Un eufemismo, en el lenguaje común -según el Diccionario de la Real Academia Española de la Lengua- es una “manifestación suave o decorosa de ideas cuya recta y franca expresión sería dura o malsonante”. Se busca aludir a los mismos conceptos -bien que estén representados en sustantivos, adjetivos o frases- pero se quiere hacerlo con elegancia; que se oiga bien; que la respectiva expresión no sea desagradable o vulgar. Pero, desde luego, en sustancia, esos conceptos no sufren por ello cambio alguno. Permanecen iguales. De suerte que, si se trata de un insulto, la palabra suave que sustituye a la fuerte no deja de serlo; sigue siendo un insulto. Muchas veces resulta siendo más degradante y ofensivo.
El eufemismo también se usa en el ámbito político. No son pocos los ejemplos de oradores famosos que, a lo largo de la historia, han usado el eufemismo como parte de sus discursos, en especial los dirigidos contra personas o instituciones en concreto, y han adornado sus palabras -y hasta sus gestos- con expresiones en apariencia agradables, elogiosas o graciosas, de modo que la diatriba o la sátira allí inoculada no mortificara al auditorio, aunque en realidad los contenidos de la arenga o proclama fueran duros, hirientes o -inclusive- calumniosos.
Igualmente, en la literatura.
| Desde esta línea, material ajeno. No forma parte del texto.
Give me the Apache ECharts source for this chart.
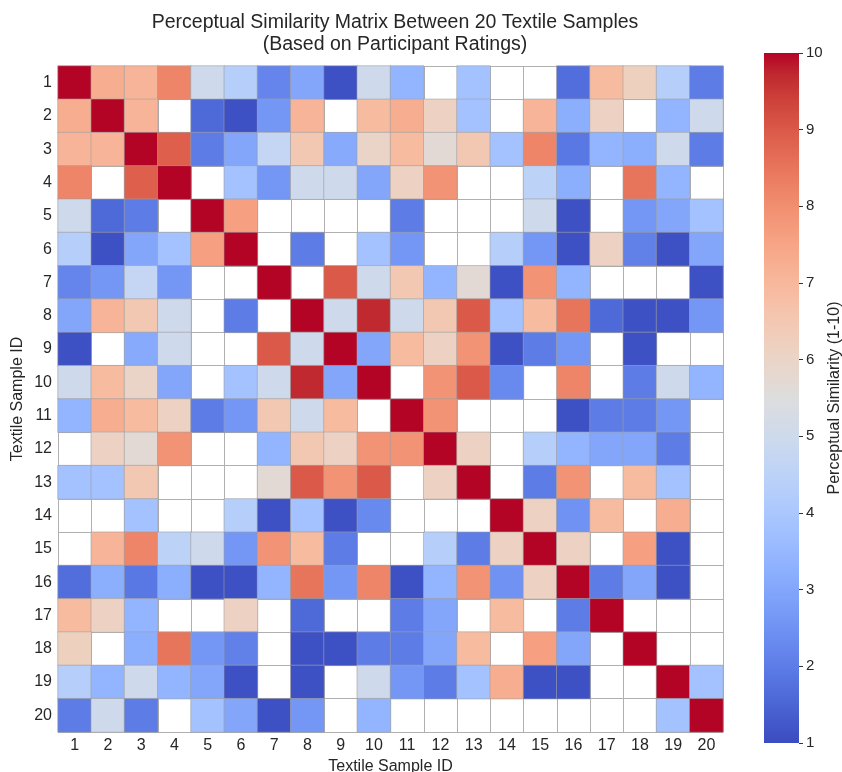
<!DOCTYPE html>
<html>
<head>
<meta charset="utf-8">
<script src="https://cdn.jsdelivr.net/npm/echarts@6/dist/echarts.min.js"></script>
<style>html,body{margin:0;padding:0;background:#fff}#c{width:842px;height:772px}</style>
</head>
<body>
<div id="c"></div>
<script>
const sampleIds = ['1','2','3','4','5','6','7','8','9','10','11','12','13','14','15','16','17','18','19','20'];
const colorbarTicks = [1,2,3,4,5,6,7,8,9,10];
const N = null;
const row1  = [10, 7.3, 7.1, 8.2, 5.0, 4.3, 2.2, 3.0, 1.1, 5.0, 3.4, N, 3.8, N, N, 1.7, 6.9, 6.2, 4.3, 2.0];
const row2  = [7.3, 10, 7.1, N, 1.6, 1.1, 2.6, 7.1, N, 6.9, 7.3, 6.1, 3.8, N, 7.1, 3.2, 6.1, N, 3.4, 5.0];
const row3  = [7.1, 7.1, 10, 8.9, 2.0, 3.0, 4.7, 6.5, 3.1, 6.0, 6.9, 5.7, 6.5, 3.8, 8.2, 1.9, 3.4, 3.2, 5.0, 2.0];
const row4  = [8.2, N, 8.9, 10, N, 3.8, 2.6, 5.0, 5.0, 3.0, 6.1, 7.9, N, N, 4.5, 3.2, N, 8.5, 3.4, N];
const row5  = [5.0, 1.6, 2.0, N, 10, 7.6, N, N, N, N, 2.0, N, N, N, 5.0, 1.1, N, 2.6, 3.0, 3.8];
const row6  = [4.3, 1.1, 3.0, 3.8, 7.6, 10, N, 2.0, N, 3.8, 2.6, N, N, 4.3, 2.6, 1.1, 6.1, 2.1, 1.1, 3.0];
const row7  = [2.2, 2.6, 4.7, 2.6, N, N, 10, N, 9.0, 5.0, 6.5, 3.4, 5.7, 1.1, 7.9, 3.4, N, N, N, 1.1];
const row8  = [3.0, 7.1, 6.5, 5.0, N, 2.0, N, 10, 5.0, 9.7, 5.0, 6.5, 9.0, 3.8, 6.9, 8.5, 1.6, 1.1, 1.1, 2.6];
const row9  = [1.1, N, 3.1, 5.0, N, N, 9.0, 5.0, 10, 3.0, 6.9, 6.1, 7.9, 1.1, 2.0, 2.6, N, 1.1, N, N];
const row10 = [5.0, 6.9, 6.0, 3.0, N, 3.8, 5.0, 9.7, 3.0, 10, N, 7.9, 9.0, 2.3, N, 8.2, N, 2.0, 5.0, 3.4];
const row11 = [3.4, 7.3, 6.9, 6.1, 2.0, 2.6, 6.5, 5.0, 6.9, N, 10, 7.9, N, N, N, 1.1, 2.0, 2.0, 2.6, N];
const row12 = [N, 6.1, 5.7, 7.9, N, N, 3.4, 6.5, 6.1, 7.9, 7.9, 10, 6.1, N, 4.3, 3.4, 3.0, 3.0, 2.0, N];
const row13 = [3.8, 3.8, 6.5, N, N, N, 5.7, 9.0, 7.9, 9.0, N, 6.1, 10, N, 2.0, 7.9, N, 6.9, 3.8, N];
const row14 = [N, N, 3.8, N, N, 4.3, 1.1, 3.8, 1.1, 2.3, N, N, N, 10, 6.1, 2.5, 6.9, N, 7.3, N];
const row15 = [N, 7.1, 8.2, 4.5, 5.0, 2.6, 7.9, 6.9, 2.0, N, N, 4.3, 2.0, 6.1, 10, 6.1, N, 7.6, 1.1, N];
const row16 = [1.7, 3.2, 1.9, 3.2, 1.1, 1.1, 3.4, 8.5, 2.6, 8.2, 1.1, 3.4, 7.9, 2.5, 6.1, 10, 2.0, 3.0, 1.1, N];
const row17 = [6.9, 6.1, 3.4, N, N, 6.1, N, 1.6, N, N, 2.0, 3.0, N, 6.9, N, 2.0, 10, N, N, N];
const row18 = [6.2, N, 3.2, 8.5, 2.6, 2.1, N, 1.1, 1.1, 2.0, 2.0, 3.0, 6.9, N, 7.6, 3.0, N, 10, N, N];
const row19 = [4.3, 3.4, 5.0, 3.4, 3.0, 1.1, N, 1.1, N, 5.0, 2.6, 2.0, 3.8, 7.3, 1.1, 1.1, N, N, 10, 3.8];
const row20 = [2.0, 5.0, 2.0, N, 3.8, 3.0, 1.1, 2.6, N, 3.4, N, N, N, N, N, N, N, N, 3.8, 10];
const rows = [row1,row2,row3,row4,row5,row6,row7,row8,row9,row10,row11,row12,row13,row14,row15,row16,row17,row18,row19,row20];

const coolwarm = ['#3b4cc0','#445acc','#4d68d7','#5775e1','#6282ea','#6c8ef1','#779af7','#82a5fb','#8db0fe','#98b9ff','#a3c2ff','#aec9fd','#b8d0f9','#c2d5f4','#ccd9ee','#d5dbe6','#dddddd','#e5d8d1','#ecd3c5','#f1ccb9','#f5c4ad','#f7bba0','#f7b194','#f7a687','#f49a7b','#f18d6f','#ec7f63','#e57058','#de604d','#d55042','#cb3e38','#c0282f','#b40426'];

const cells = [];
rows.forEach((r, i) => r.forEach((v, j) => cells.push([j, i, v === null ? '-' : v])));

const vMin = colorbarTicks[0], vMax = colorbarTicks[colorbarTicks.length - 1];
const gradient = new echarts.graphic.LinearGradient(0, 1, 0, 0,
  coolwarm.map((c, k) => ({offset: k / (coolwarm.length - 1), color: c})));

const txt = '#262626';
const font = 'Liberation Sans, Arial, sans-serif';
const chart = echarts.init(document.getElementById('c'), null, {renderer: 'canvas'});
chart.setOption({
  backgroundColor: '#fff',
  animation: false,
  textStyle: {fontFamily: font},
  title: {
    text: 'Perceptual Similarity Matrix Between 20 Textile Samples\n(Based on Participant Ratings)',
    left: 390, top: 7, textAlign: 'center',
    textStyle: {fontSize: 19.5, fontWeight: 'normal', color: txt, lineHeight: 22, fontFamily: font}
  },
  grid: [
    {left: 58, top: 66, width: 665, height: 666, containLabel: false, outerBoundsMode: 'none'},
    {left: 764, top: 53, width: 35, height: 690, containLabel: false, outerBoundsMode: 'none'}
  ],
  xAxis: [{
    type: 'category', data: sampleIds, gridIndex: 0,
    axisLine: {show: false}, axisTick: {show: false},
    axisLabel: {fontSize: 16, color: txt, margin: 6, interval: 0},
    splitLine: {show: true, interval: 0, lineStyle: {color: '#b0b0b0', width: 1}},
    name: 'Textile Sample ID', nameLocation: 'middle', nameGap: 24,
    nameTextStyle: {fontSize: 16, color: txt}
  }, {
    type: 'category', gridIndex: 1, show: false, data: ['cb']
  }],
  yAxis: [{
    type: 'category', data: sampleIds, gridIndex: 0, inverse: true,
    axisLine: {show: false}, axisTick: {show: false},
    axisLabel: {fontSize: 16, color: txt, margin: 6, interval: 0},
    splitLine: {show: true, interval: 0, lineStyle: {color: '#b0b0b0', width: 1}},
    name: 'Textile Sample ID', nameLocation: 'middle', nameGap: 32, nameMoveOverlap: false,
    nameTextStyle: {fontSize: 16, color: txt}
  }, {
    type: 'value', gridIndex: 1, min: vMin, max: vMax, interval: 1,
    position: 'right',
    axisLine: {show: false},
    axisTick: {show: true, length: 4, lineStyle: {color: '#333'}},
    axisLabel: {fontSize: 15, color: txt, margin: 7},
    splitLine: {show: false},
    name: 'Perceptual Similarity (1-10)', nameLocation: 'middle', nameGap: 27,
    nameTextStyle: {fontSize: 16, color: txt}
  }],
  visualMap: {
    type: 'continuous', min: vMin, max: vMax, seriesIndex: 0, show: false,
    inRange: {color: coolwarm}
  },
  series: [{
    type: 'heatmap', xAxisIndex: 0, yAxisIndex: 0,
    data: cells,
    itemStyle: {borderColor: '#a0a0a0', borderWidth: 0.6},
    emphasis: {disabled: true},
    label: {show: false}
  }, {
    type: 'bar', xAxisIndex: 1, yAxisIndex: 1,
    data: [vMax], barWidth: '100%', silent: true,
    itemStyle: {color: gradient}
  }]
});
</script>
</body>
</html>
El español Agustín de Rojas plasmó en verso lo afirmado por una distinguida dama: “Ayer un amante orate, mi mano alabó por bella, pero a cada dedo della le dijo su disparate”.
Todo eso ha sido aceptado por la sociedad, aunque siempre pensaremos que es mejor la sinceridad, aunque parezca grosería, que la apariencia externa, no siempre leal. Este Viernes Santo recordábamos a Jesús de Nazareth, que abominaba las elegantes expresiones de los escribas y fariseos, a quienes -de frente y sin rodeos- calificó como “sepulcros blanqueados”.
Convengamos, sin embargo, en aceptar que se use así el lenguaje, “para no ofender” a los auditorios.
Empero, no es aceptable el eufemismo cuando se trata del Estado y de la relación entre gobernantes y gobernados, particularmente en cuanto a políticas públicas, proyectos, decisiones o normas. Esa debe ser una relación transparente y clara, entre otras cosas porque el ciudadano tiene derecho fundamental -art. 20 de la Constitución- a la información veraz e imparcial, que en especial desde el Gobierno se le debe suministrar. Sin subterfugios, ni medios confusos, sin términos o frases que engañan, ocultan o disfrazan, y que, por hacerlo, son desleales.
Decimos esto porque, de un tiempo a esta parte, hace carrera en Colombia el eufemismo, que se traduce en información errónea, engañosa, incompleta, sobre asuntos que son de interés público. Las masacres, según la tendencia, no son masacres sino "homicidios colectivos"; las ejecuciones fuera de combate se llaman “falsos positivos”; al secuestro se lo quiere denominar “simple retención”; las reformas tributarias no son reformas tributarias sino “Ley de Financiamiento”, “Ley de Crecimiento”, “Financiación de la pandemia” o “Reforma Social Estructural”; el desacato a fallos judiciales es apenas “discrepancia”; el ardid y la trampa son “habilidades”; la compra de votos es “estímulo al elector” y la coima es tan solo un “detallito”.
Entendamos. Eso no está bien. Llamemos a las cosas por su nombre.